Quelles sont les actions que vous menez dans cette lutte en parallèle des 16 jours d’activisme ?
Elles sont très nombreuses. Nous organisons chaque fois des conférences d’informations et de sensibilisations sur la pratique, également des sessions de formation sur le droit de la femme, le droit de l’homme. Nous organisons régulièrement des causeries-débats dans les universités pour attirer l’attention des jeunes hommes et femmes, qui n’ont pas encore franchi le cap de la vie de couple officiel. Aussi d’attirer leur attention sur le respect mutuel dans la vie de couple.
Quel est l’apport de l’Etat pour cette lutte ?
L’Etat s’implique, mais l’implication de l’Etat est toujours peu. L’Etat n’apporte que la caution institutionnelle, il finance et accompagne peu d’associations pour les campagnes de sensibilisation, les orientations et les prises en charges des victimes. Je n’en connais pas beaucoup d’associations financées et accompagnées par les autorités. Mais je sais que ce sont plus les ONG au Mali qui financent les acteurs locaux pour mener à bien les campagnes de sensibilisation.
Existe-t-il une loi contre les VBG au Mali ?
Il existe un avant-projet de loi qui n’a pas encore bougé.

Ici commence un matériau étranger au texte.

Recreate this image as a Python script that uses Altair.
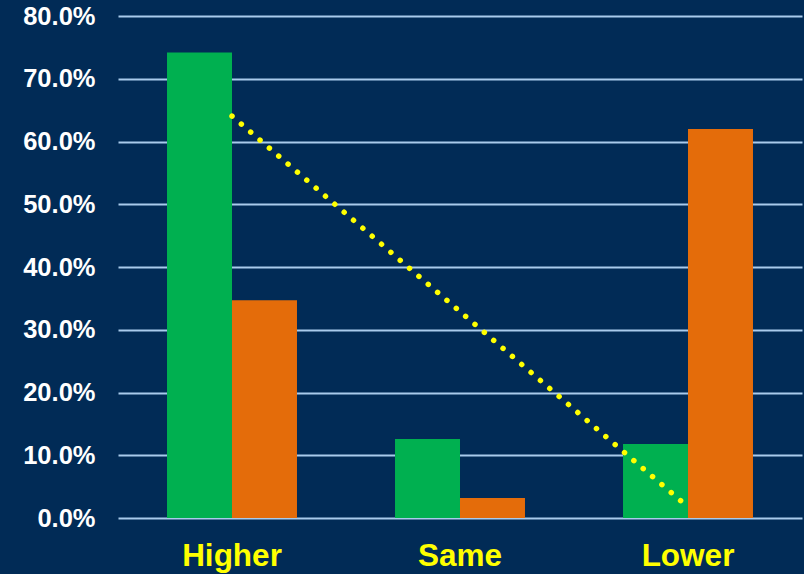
import altair as alt
import pandas as pd

categories = ["Higher", "Same", "Lower"]
series = ["A", "B"]
green_vals = [0.742, 0.126, 0.118]
orange_vals = [0.347, 0.032, 0.620]
trend_cats = ["Higher", "Lower"]
trend_vals = [0.6405, 0.0175]
y_ticks = [0.0, 0.1, 0.2, 0.3, 0.4, 0.5, 0.6, 0.7, 0.8]

rows = []
for c, g, o in zip(categories, green_vals, orange_vals):
    rows.append({"cat": c, "series": "A", "value": g})
    rows.append({"cat": c, "series": "B", "value": o})
bars_df = pd.DataFrame(rows)
trend_df = pd.DataFrame({"cat": trend_cats, "value": trend_vals})

BG = "#012b56"
GRID = "#a9cbec"

x_scale = alt.Scale(domain=categories, paddingInner=0.43, paddingOuter=0.215)
y_scale = alt.Scale(domain=[0, 0.8], nice=False)

bars = alt.Chart(bars_df).mark_bar(size=65).encode(
    x=alt.X("cat:N", scale=x_scale, sort=categories,
            axis=alt.Axis(title=None, labelAngle=0, labelColor="#ffff00",
                          labelFont="Liberation Sans", labelFontSize=31.5,
                          labelFontWeight="bold", labelPadding=22,
                          ticks=False, domain=False, grid=False)),
    xOffset=alt.XOffset("series:N", sort=series),
    y=alt.Y("value:Q", scale=y_scale,
            axis=alt.Axis(title=None, values=y_ticks, format=".1%",
                          labelColor="#ffffff", labelFont="Liberation Sans",
                          labelFontSize=25.5, labelFontWeight="bold",
                          labelPadding=23, ticks=False, domain=False,
                          grid=True, gridColor=GRID, gridWidth=2,
                          gridOpacity=1)),
    color=alt.Color("series:N", scale=alt.Scale(domain=series,
                    range=["#00b050", "#e46c0a"]), legend=None),
)

trend = alt.Chart(trend_df).mark_line(
    color="#ffff00", strokeWidth=5.5, strokeCap="round",
    strokeDash=[0.01, 12.3]
).encode(
    x=alt.X("cat:N", scale=x_scale, sort=categories),
    y=alt.Y("value:Q", scale=y_scale),
)

chart = alt.layer(bars, trend).properties(
    width=684, height=502,
    autosize=alt.AutoSizeParams(type="none"),
    padding={"left": 118, "top": 16, "right": 2, "bottom": 56},
    background=BG,
).configure_view(stroke=None)

chart.save("out.html", embed_options={"renderer": "svg", "actions": False})
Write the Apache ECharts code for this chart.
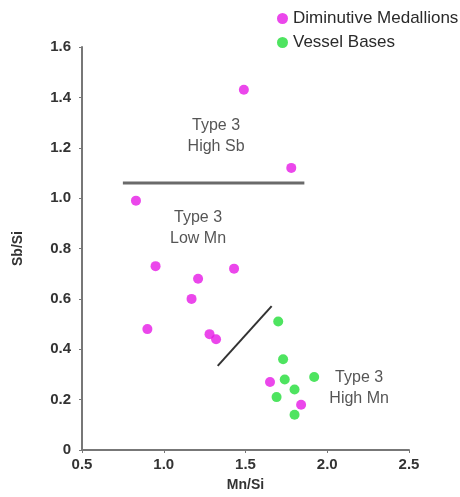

Il est bloqué entre le ministère de la promotion de la femme et celui de la justice, on ne sait pas toujours de quel niveau il se trouve. Mais c’est bloqué quelque part.
Quelle est la cause de ce blocage ?
Je pense qu’il y a un souci avec le mot genre. Plusieurs acteurs de la société civile et religieuse ont un problème avec la loi. Au lieu qu’on en discute bien les choses, on cherche à uniformiser les points de vue. Il y’en a parmi eux qui ont voulu une confrontation directe et d’autres ont carrément balayé toute opposition.
Que soupçonnent les opposants dans cet avant-projet de loi ?
Ils parlent de l’homosexualité. Alors que je ne me vois pas engagé dans des combats qui ne sont pas en conformité avec mes convictions. Mais ce n’est pas pour moi une raison de les combattre. Je respecte tout le monde.
Quel est le message que vous lancez aux maliens ?
Mon message, pour terminer, est de demander à tout le monde d’être respectueux de l’autre, aux hommes de ne pas considérer les femmes comme des adversaires, aux femmes de ne pas voir leurs époux comme des ennemies. C’est la vie de couple, elle est faite de hauts et de bas, quand c’est “doux” il faut bien en profiter. Quand c’est le contraire, maintenez la discussion pour se comprendre, n’allons pas dans l’excès pour éviter le pire. Vous savez l’une des beautés de notre société réside dans l’union de mariage, quand un homme et une femme se marie, c’est les deux familles respectives qui se marient également.